* **WHAT YOU SHOULD DO**:
Without any pictures, restate the lines from the one containing "What TikZ code" to the one containing "(0,0) rectangle (38.16,-13.06);", word for word, ends included.
───── THE RECORDS ─────
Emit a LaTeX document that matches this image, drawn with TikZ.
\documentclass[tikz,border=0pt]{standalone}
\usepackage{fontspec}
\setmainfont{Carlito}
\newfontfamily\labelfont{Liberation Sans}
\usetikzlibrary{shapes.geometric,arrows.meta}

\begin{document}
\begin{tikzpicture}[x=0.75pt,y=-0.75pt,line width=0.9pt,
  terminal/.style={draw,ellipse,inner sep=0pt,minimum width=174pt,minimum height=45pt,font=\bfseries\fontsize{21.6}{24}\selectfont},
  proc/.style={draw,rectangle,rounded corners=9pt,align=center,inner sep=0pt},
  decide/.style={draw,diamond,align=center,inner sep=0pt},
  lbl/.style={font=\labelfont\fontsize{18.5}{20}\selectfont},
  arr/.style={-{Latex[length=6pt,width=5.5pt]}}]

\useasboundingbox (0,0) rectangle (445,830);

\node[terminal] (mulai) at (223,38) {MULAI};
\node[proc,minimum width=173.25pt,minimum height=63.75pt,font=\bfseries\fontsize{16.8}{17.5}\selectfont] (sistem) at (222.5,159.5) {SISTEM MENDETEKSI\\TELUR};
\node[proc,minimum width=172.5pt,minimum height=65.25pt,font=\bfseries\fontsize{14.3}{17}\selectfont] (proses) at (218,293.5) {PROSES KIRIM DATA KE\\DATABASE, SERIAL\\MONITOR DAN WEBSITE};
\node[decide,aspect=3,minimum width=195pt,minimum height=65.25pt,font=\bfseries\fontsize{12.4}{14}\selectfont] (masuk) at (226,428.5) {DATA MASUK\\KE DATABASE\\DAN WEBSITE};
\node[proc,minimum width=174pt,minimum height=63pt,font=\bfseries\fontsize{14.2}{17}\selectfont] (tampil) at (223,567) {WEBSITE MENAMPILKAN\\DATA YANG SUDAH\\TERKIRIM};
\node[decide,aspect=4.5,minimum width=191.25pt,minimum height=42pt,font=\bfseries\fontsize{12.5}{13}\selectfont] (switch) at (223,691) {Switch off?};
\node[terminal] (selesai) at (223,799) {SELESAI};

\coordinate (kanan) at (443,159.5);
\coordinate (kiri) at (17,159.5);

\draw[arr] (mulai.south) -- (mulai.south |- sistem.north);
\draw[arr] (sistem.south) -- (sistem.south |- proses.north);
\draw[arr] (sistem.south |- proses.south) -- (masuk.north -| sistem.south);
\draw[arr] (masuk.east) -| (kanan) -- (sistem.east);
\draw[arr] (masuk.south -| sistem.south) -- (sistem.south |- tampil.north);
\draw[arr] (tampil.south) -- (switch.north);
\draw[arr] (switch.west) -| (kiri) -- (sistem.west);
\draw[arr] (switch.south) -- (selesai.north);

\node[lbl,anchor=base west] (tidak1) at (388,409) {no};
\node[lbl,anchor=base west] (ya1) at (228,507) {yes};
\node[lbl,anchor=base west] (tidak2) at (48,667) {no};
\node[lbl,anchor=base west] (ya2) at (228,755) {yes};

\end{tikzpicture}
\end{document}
─────
───── THE RECORDS ─────
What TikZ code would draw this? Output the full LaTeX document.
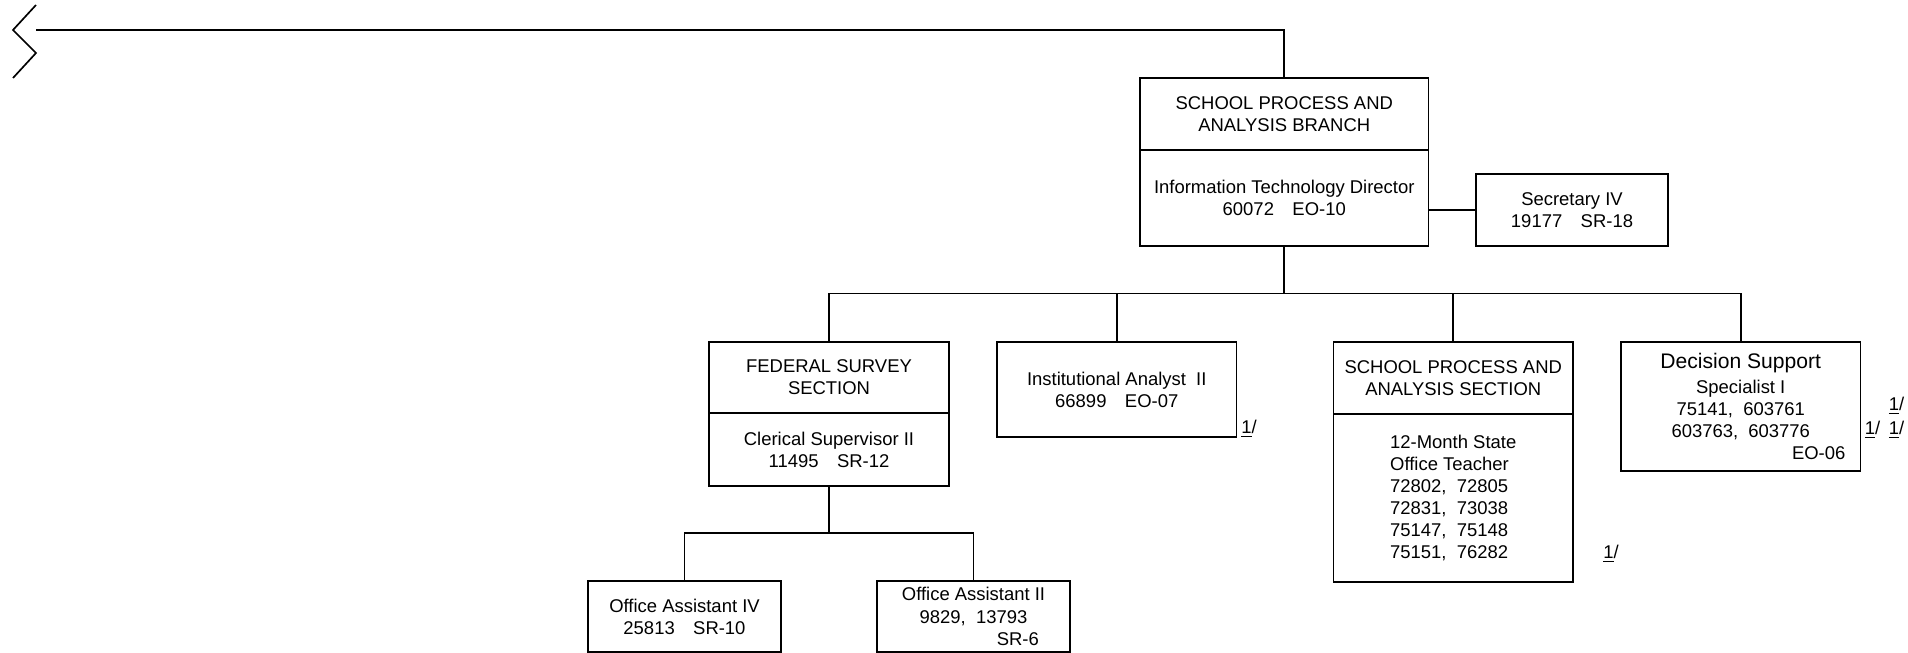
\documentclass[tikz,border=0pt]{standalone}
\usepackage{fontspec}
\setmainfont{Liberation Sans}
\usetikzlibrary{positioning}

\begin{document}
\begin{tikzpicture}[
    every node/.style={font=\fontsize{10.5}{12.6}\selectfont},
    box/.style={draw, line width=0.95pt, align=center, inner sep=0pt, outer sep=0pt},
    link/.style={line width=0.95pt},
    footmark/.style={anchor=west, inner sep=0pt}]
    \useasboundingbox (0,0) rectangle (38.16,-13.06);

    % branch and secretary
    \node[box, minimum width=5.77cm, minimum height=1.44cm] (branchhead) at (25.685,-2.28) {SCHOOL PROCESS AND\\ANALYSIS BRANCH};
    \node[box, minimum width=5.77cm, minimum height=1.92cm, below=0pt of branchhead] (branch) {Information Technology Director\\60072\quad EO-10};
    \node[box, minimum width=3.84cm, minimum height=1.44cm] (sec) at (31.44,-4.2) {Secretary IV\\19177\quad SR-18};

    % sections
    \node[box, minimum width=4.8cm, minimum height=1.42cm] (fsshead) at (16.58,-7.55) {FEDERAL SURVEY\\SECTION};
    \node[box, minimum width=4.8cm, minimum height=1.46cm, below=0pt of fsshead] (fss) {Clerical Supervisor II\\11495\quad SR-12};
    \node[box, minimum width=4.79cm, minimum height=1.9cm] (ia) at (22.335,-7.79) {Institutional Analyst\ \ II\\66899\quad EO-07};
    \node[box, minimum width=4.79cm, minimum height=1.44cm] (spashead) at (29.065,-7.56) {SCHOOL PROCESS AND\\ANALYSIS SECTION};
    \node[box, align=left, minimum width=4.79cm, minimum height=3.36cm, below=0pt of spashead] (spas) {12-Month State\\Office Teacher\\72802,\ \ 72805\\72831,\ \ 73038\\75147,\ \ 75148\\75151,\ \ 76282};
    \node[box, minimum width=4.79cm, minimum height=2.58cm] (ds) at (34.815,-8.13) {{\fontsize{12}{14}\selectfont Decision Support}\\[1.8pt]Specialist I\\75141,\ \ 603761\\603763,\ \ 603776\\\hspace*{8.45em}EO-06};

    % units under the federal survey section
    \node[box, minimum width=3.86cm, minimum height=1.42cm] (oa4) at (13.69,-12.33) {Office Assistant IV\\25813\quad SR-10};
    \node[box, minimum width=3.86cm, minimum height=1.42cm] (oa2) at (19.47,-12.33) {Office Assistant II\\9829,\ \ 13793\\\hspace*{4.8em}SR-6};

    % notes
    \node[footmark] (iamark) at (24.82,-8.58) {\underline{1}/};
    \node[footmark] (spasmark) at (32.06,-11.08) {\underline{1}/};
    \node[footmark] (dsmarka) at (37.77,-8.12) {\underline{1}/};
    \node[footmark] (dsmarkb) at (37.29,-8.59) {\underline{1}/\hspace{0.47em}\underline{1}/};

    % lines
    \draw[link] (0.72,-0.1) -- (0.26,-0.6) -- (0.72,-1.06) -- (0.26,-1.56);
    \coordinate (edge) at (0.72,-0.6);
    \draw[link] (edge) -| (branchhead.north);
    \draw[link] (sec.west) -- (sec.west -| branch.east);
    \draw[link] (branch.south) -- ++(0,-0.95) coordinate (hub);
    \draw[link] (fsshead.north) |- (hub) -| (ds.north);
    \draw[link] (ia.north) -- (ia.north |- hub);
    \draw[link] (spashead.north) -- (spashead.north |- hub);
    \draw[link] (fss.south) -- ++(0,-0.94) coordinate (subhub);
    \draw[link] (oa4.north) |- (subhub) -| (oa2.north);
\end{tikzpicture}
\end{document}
─────
* **RESPONSE**:
What TikZ code would draw this? Output the full LaTeX document.
\documentclass[tikz,border=0pt]{standalone}
\usepackage{fontspec}
\setmainfont{Liberation Sans}
\usetikzlibrary{positioning}

\begin{document}
\begin{tikzpicture}[
    every node/.style={font=\fontsize{10.5}{12.6}\selectfont},
    box/.style={draw, line width=0.95pt, align=center, inner sep=0pt, outer sep=0pt},
    link/.style={line width=0.95pt},
    footmark/.style={anchor=west, inner sep=0pt}]
    \useasboundingbox (0,0) rectangle (38.16,-13.06);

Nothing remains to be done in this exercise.